God bless Dubya & Co. but only if for these few reasons: You’re a contemporary American political cartoonist thankful for a bottomless supply of idiocies and especially if you are cartoonists “Tom Tomorrow” and Robbie Conal. Or you’re not an American political cartoonist, but you are fit to be tied over the actions, day one, of this sorry administration.

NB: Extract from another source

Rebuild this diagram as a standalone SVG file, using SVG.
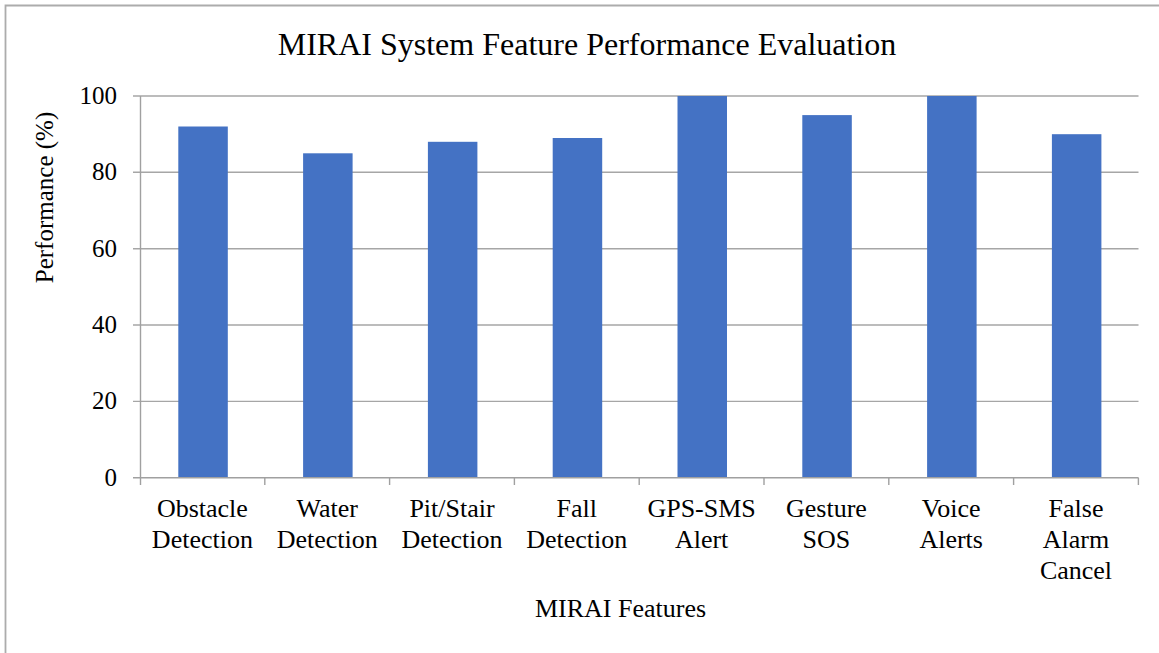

Tomorrow (Dan Perkins) you know from the contents page of this paper or any of the numerous newsweeklies carrying “This Modern World,” the syndicated strip that’s the subject of a new treasury called The Great Book of Tomorrow (St. Martin’s Press). But why begin with Bush II? The Great Book doesn’t, because it’s a career retrospective into what started as no career at all: Perkins, a wandering college grad in the early 1980s marking time as a word-processor but in his spare time developing his trademark combination of found imagery and original artwork run up against text blocks mocking the daylights out of American half-truths, untruths, and pure poppycock. Again, the nation’s supply of each: bottomless; again, Tomorrow’s surface good-naturedness in the midst of attack: this great satirist’s great weapon.
But if it’s bad-naturedness you want, go to Artburn (RDV Books/Akashic Books), Robbie Conal’s new compilation of “guerrilla cartooning” at its below-the-belt best. The lowdown on Conal: He first came to public attention for his “art attacks”: illegally wheat-pasted posters plastered all over Manhattan and based on his charcoal-on-canvas caricatures of America’s reigning power abusers and scandal masterminders. (For the record: Reagan et al.; “Irangate,” etc.) This was in 1986, the posters were “misdemeanors perpetrated to protest higher crimes,” and they were a struggle a struggle to mount undetected in the dead of night and a “struggle of reason against absurdity,” according to Bill Smith, art director of the alternative newsweekly LA Weekly. In 1997, that paper brought Conal on board as a regular contributor. The result: full-page artwork marked by Conal’s unforgiving attention to detail, with some wise-ass wording thrown in and a factoid or two in paragraph form as capsule history lesson. Conal’s targets, for the record and in addition to George the 41st and 43rd, Dick Cheney, Colin Powell, Donald Rumsfeld, John Ashcroft, Bill Clinton, Albert Gore, Tipper Gore, etc.: Martha Stewart (“the home-design dominatrix of middle-class decoration”), Gary Condit (“sanctimonious sleazebag”), Katherine Harris (“a transvestite queen … doing an impression of Anita Bryant in a power suit”), and J. Edgar Hoover (“[a]rguably the man most dangerous to American democracy for the 48 years he ruled the FBI,” in or out of drag). For Conal’s artistic indebtedness: see the image/text combos of Barbara Kruger and the still insufficiently recognized nightmare drawings of Sue Coe. But for a nice summary of Conal’s national outlook on life, see him on Lewinsky: “I just can’t blame Monica … . She’s been blamed enough, but it could be just a projection of our own embarrassment that beneath the hypocritical rhetoric, our society really works this way. Including bringing down a president for having a girl go down on him. We’re just so full of shit and we know it.”
Had it with Bush-bashing for the time being? This modern world, period? See Julius Knipl, Real Estate Photographer: The Beauty Supply District (Pantheon) by Ben Katchor, new in paperback. Katchor’s weekly strips appear in The Forward and other newspapers (including, once upon a time, the one you’re reading) plus monthly strips in Metropolis magazine. And a metropolis, never named but just the same, New York City, is Katchor’s beat. The time frame in question? This one now minus all easy reference points the city, a system of signs of inscrutable meaning; its storefronts, empty or newly occupied by businesses making even lesser sense than the businesses previous. (E.g.: Sensum’s Symmetry Shop, Simon Magus Misspent Youth Center.) Down these shadowy streets (rendered in pen and ink and every shade of gray) walks Knipl and a host of secondary characters you either size up into some fractured seminarrative or give up halfway trying to. Knipl’s there with you: “There is a pattern, but I lack the mental equipment to discern it. It’s hopeless … .” Not so hopeless according to the “genius” people at the MacArthur Foundation, which recognized Katchor in 2000. But you think Katchor’s is solely a New York state of mind? Think again. There’s a stretch of Jackson, west of Rhodes, that’s right up this guy’s dark alley.